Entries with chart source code
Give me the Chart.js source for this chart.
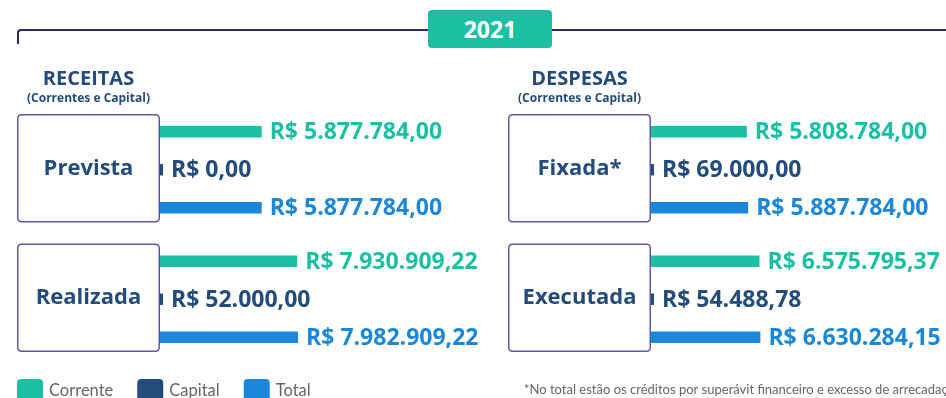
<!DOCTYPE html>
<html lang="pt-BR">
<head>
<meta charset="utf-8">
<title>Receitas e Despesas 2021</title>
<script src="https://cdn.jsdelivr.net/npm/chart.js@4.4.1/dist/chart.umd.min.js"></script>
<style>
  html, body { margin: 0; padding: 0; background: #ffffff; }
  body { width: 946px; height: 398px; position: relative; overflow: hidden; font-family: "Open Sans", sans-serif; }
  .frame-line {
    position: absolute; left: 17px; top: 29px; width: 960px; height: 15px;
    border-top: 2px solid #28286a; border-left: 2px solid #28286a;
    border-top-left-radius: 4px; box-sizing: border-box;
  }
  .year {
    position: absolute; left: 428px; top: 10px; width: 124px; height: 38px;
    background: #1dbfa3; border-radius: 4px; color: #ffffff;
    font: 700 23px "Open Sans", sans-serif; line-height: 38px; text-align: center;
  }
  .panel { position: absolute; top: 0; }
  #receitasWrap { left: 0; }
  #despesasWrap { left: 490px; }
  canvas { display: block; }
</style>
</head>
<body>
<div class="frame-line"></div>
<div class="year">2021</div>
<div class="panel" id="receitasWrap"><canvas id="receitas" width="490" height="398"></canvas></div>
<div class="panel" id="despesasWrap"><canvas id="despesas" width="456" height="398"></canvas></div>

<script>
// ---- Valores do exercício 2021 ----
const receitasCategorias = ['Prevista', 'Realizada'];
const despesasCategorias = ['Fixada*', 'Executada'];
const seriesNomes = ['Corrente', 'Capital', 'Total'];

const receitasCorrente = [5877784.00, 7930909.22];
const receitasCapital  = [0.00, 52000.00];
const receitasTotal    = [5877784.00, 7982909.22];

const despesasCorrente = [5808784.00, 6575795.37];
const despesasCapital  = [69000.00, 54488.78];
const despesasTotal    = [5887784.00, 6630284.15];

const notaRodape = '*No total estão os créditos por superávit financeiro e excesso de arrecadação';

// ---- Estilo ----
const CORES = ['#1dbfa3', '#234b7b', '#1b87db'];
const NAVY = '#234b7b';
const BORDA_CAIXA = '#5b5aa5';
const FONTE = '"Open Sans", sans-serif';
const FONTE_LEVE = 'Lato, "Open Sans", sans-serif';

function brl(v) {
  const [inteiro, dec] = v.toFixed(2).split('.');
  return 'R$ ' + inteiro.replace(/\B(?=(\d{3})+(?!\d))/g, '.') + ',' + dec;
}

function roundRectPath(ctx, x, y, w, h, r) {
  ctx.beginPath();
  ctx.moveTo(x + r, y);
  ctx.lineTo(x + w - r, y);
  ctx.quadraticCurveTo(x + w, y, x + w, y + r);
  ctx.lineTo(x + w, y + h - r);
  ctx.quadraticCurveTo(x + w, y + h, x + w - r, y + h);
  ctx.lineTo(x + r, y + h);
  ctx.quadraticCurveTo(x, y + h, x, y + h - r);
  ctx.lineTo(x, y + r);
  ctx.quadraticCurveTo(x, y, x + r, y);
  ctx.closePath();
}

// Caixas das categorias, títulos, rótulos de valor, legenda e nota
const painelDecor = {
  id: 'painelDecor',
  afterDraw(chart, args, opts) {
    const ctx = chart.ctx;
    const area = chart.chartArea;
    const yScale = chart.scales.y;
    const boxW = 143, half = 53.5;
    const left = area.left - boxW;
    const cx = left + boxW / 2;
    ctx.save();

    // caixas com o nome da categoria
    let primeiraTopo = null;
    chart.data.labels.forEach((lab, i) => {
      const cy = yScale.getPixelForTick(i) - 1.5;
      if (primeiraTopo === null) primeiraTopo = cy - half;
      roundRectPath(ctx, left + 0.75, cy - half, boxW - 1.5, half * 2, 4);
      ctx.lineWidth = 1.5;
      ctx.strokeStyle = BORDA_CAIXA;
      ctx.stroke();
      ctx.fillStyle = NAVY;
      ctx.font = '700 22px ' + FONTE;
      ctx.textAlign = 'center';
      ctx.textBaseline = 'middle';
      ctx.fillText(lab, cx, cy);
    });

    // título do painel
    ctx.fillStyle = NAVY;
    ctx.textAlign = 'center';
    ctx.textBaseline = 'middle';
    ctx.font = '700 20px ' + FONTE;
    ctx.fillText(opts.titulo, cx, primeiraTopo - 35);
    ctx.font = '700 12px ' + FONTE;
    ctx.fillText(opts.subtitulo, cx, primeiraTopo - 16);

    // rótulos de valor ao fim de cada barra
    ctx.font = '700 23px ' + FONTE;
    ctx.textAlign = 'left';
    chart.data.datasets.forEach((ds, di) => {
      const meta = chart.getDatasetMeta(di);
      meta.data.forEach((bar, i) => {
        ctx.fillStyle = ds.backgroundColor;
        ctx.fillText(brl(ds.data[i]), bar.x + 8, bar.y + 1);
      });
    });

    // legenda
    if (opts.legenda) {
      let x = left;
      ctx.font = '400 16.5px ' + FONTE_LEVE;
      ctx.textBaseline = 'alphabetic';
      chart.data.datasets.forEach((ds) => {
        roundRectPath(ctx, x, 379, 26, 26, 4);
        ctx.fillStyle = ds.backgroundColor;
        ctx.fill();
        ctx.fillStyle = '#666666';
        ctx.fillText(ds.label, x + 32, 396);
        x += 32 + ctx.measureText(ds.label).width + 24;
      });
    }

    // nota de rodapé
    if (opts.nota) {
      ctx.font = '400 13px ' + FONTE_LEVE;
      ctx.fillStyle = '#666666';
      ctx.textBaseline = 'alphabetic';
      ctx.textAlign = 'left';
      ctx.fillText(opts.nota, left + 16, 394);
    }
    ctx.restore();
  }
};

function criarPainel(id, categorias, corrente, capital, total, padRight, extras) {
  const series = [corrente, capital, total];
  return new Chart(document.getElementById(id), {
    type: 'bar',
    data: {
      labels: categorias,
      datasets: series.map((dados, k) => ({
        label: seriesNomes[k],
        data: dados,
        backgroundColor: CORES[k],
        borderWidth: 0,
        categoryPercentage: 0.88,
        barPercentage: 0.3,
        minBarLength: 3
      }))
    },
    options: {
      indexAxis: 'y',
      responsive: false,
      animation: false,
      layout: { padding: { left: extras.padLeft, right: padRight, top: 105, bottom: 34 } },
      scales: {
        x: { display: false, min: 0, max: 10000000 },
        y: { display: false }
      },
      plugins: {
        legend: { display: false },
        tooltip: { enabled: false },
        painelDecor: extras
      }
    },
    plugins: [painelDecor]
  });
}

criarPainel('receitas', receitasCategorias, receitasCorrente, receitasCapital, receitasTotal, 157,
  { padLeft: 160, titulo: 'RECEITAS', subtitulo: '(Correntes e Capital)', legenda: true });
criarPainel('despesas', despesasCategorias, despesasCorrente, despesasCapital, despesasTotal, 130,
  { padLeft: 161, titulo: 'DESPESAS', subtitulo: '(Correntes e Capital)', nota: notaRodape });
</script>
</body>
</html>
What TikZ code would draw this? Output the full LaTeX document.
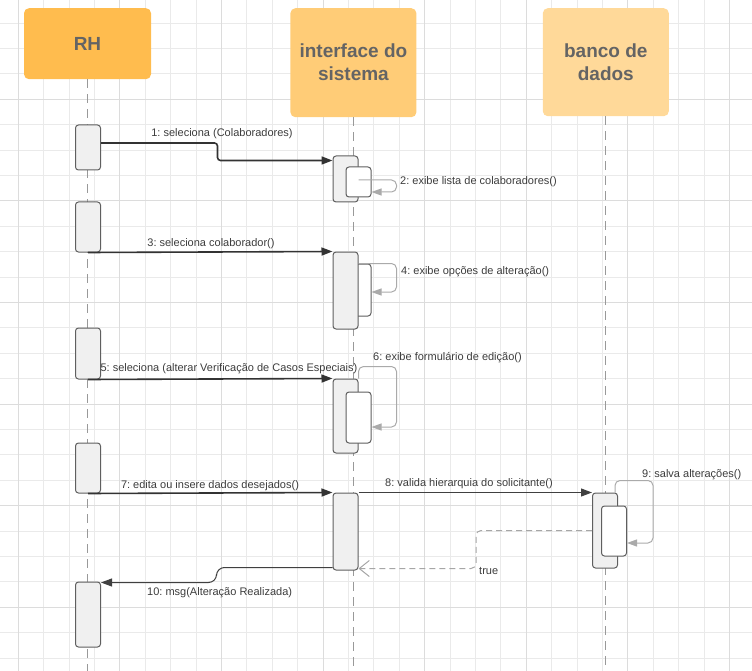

WHAT TO DO:
What comes back should match the records exactly, minus any pictures.

THE RESPONSE:
Give me the Chart.js source for this chart.
<!DOCTYPE html>
<html lang="pt-BR">
<head>
<meta charset="utf-8">
<title>Receitas e Despesas 2021</title>
<script src="https://cdn.jsdelivr.net/npm/chart.js@4.4.1/dist/chart.umd.min.js"></script>
<style>
  html, body { margin: 0; padding: 0; background: #ffffff; }
  body { width: 946px; height: 398px; position: relative; overflow: hidden; font-family: "Open Sans", sans-serif; }
  .frame-line {
    position: absolute; left: 17px; top: 29px; width: 960px; height: 15px;
    border-top: 2px solid #28286a; border-left: 2px solid #28286a;
    border-top-left-radius: 4px; box-sizing: border-box;
  }
  .year {
    position: absolute; left: 428px; top: 10px; width: 124px; height: 38px;
    background: #1dbfa3; border-radius: 4px; color: #ffffff;
    font: 700 23px "Open Sans", sans-serif; line-height: 38px; text-align: center;
  }
  .panel { position: absolute; top: 0; }
  #receitasWrap { left: 0; }
  #despesasWrap { left: 490px; }
  canvas { display: block; }
</style>
</head>
<body>
<div class="frame-line"></div>
<div class="year">2021</div>
<div class="panel" id="receitasWrap"><canvas id="receitas" width="490" height="398"></canvas></div>
<div class="panel" id="despesasWrap"><canvas id="despesas" width="456" height="398"></canvas></div>

<script>
// ---- Valores do exercício 2021 ----
const receitasCategorias = ['Prevista', 'Realizada'];
const despesasCategorias = ['Fixada*', 'Executada'];
const seriesNomes = ['Corrente', 'Capital', 'Total'];

const receitasCorrente = [5877784.00, 7930909.22];
const receitasCapital  = [0.00, 52000.00];
const receitasTotal    = [5877784.00, 7982909.22];

const despesasCorrente = [5808784.00, 6575795.37];
const despesasCapital  = [69000.00, 54488.78];
const despesasTotal    = [5887784.00, 6630284.15];

const notaRodape = '*No total estão os créditos por superávit financeiro e excesso de arrecadação';

// ---- Estilo ----
const CORES = ['#1dbfa3', '#234b7b', '#1b87db'];
const NAVY = '#234b7b';
const BORDA_CAIXA = '#5b5aa5';
const FONTE = '"Open Sans", sans-serif';
const FONTE_LEVE = 'Lato, "Open Sans", sans-serif';

function brl(v) {
  const [inteiro, dec] = v.toFixed(2).split('.');
  return 'R$ ' + inteiro.replace(/\B(?=(\d{3})+(?!\d))/g, '.') + ',' + dec;
}

function roundRectPath(ctx, x, y, w, h, r) {
  ctx.beginPath();
  ctx.moveTo(x + r, y);
  ctx.lineTo(x + w - r, y);
  ctx.quadraticCurveTo(x + w, y, x + w, y + r);
  ctx.lineTo(x + w, y + h - r);
  ctx.quadraticCurveTo(x + w, y + h, x + w - r, y + h);
  ctx.lineTo(x + r, y + h);
  ctx.quadraticCurveTo(x, y + h, x, y + h - r);
  ctx.lineTo(x, y + r);
  ctx.quadraticCurveTo(x, y, x + r, y);
  ctx.closePath();
}

// Caixas das categorias, títulos, rótulos de valor, legenda e nota
const painelDecor = {
  id: 'painelDecor',
  afterDraw(chart, args, opts) {
    const ctx = chart.ctx;
    const area = chart.chartArea;
    const yScale = chart.scales.y;
    const boxW = 143, half = 53.5;
    const left = area.left - boxW;
    const cx = left + boxW / 2;
    ctx.save();

    // caixas com o nome da categoria
    let primeiraTopo = null;
    chart.data.labels.forEach((lab, i) => {
      const cy = yScale.getPixelForTick(i) - 1.5;
      if (primeiraTopo === null) primeiraTopo = cy - half;
      roundRectPath(ctx, left + 0.75, cy - half, boxW - 1.5, half * 2, 4);
      ctx.lineWidth = 1.5;
      ctx.strokeStyle = BORDA_CAIXA;
      ctx.stroke();
      ctx.fillStyle = NAVY;
      ctx.font = '700 22px ' + FONTE;
      ctx.textAlign = 'center';
      ctx.textBaseline = 'middle';
      ctx.fillText(lab, cx, cy);
    });

    // título do painel
    ctx.fillStyle = NAVY;
    ctx.textAlign = 'center';
    ctx.textBaseline = 'middle';
    ctx.font = '700 20px ' + FONTE;
    ctx.fillText(opts.titulo, cx, primeiraTopo - 35);
    ctx.font = '700 12px ' + FONTE;
    ctx.fillText(opts.subtitulo, cx, primeiraTopo - 16);

    // rótulos de valor ao fim de cada barra
    ctx.font = '700 23px ' + FONTE;
    ctx.textAlign = 'left';
    chart.data.datasets.forEach((ds, di) => {
      const meta = chart.getDatasetMeta(di);
      meta.data.forEach((bar, i) => {
        ctx.fillStyle = ds.backgroundColor;
        ctx.fillText(brl(ds.data[i]), bar.x + 8, bar.y + 1);
      });
    });

    // legenda
    if (opts.legenda) {
      let x = left;
      ctx.font = '400 16.5px ' + FONTE_LEVE;
      ctx.textBaseline = 'alphabetic';
      chart.data.datasets.forEach((ds) => {
        roundRectPath(ctx, x, 379, 26, 26, 4);
        ctx.fillStyle = ds.backgroundColor;
        ctx.fill();
        ctx.fillStyle = '#666666';
        ctx.fillText(ds.label, x + 32, 396);
        x += 32 + ctx.measureText(ds.label).width + 24;
      });
    }

    // nota de rodapé
    if (opts.nota) {
      ctx.font = '400 13px ' + FONTE_LEVE;
      ctx.fillStyle = '#666666';
      ctx.textBaseline = 'alphabetic';
      ctx.textAlign = 'left';
      ctx.fillText(opts.nota, left + 16, 394);
    }
    ctx.restore();
  }
};

function criarPainel(id, categorias, corrente, capital, total, padRight, extras) {
  const series = [corrente, capital, total];
  return new Chart(document.getElementById(id), {
    type: 'bar',
    data: {
      labels: categorias,
      datasets: series.map((dados, k) => ({
        label: seriesNomes[k],
        data: dados,
        backgroundColor: CORES[k],
        borderWidth: 0,
        categoryPercentage: 0.88,
        barPercentage: 0.3,
        minBarLength: 3
      }))
    },
    options: {
      indexAxis: 'y',
      responsive: false,
      animation: false,
      layout: { padding: { left: extras.padLeft, right: padRight, top: 105, bottom: 34 } },
      scales: {
        x: { display: false, min: 0, max: 10000000 },
        y: { display: false }
      },
      plugins: {
        legend: { display: false },
        tooltip: { enabled: false },
        painelDecor: extras
      }
    },
    plugins: [painelDecor]
  });
}

criarPainel('receitas', receitasCategorias, receitasCorrente, receitasCapital, receitasTotal, 157,
  { padLeft: 160, titulo: 'RECEITAS', subtitulo: '(Correntes e Capital)', legenda: true });
criarPainel('despesas', despesasCategorias, despesasCorrente, despesasCapital, despesasTotal, 130,
  { padLeft: 161, titulo: 'DESPESAS', subtitulo: '(Correntes e Capital)', nota: notaRodape });
</script>
</body>
</html>
What TikZ code would draw this? Output the full LaTeX document.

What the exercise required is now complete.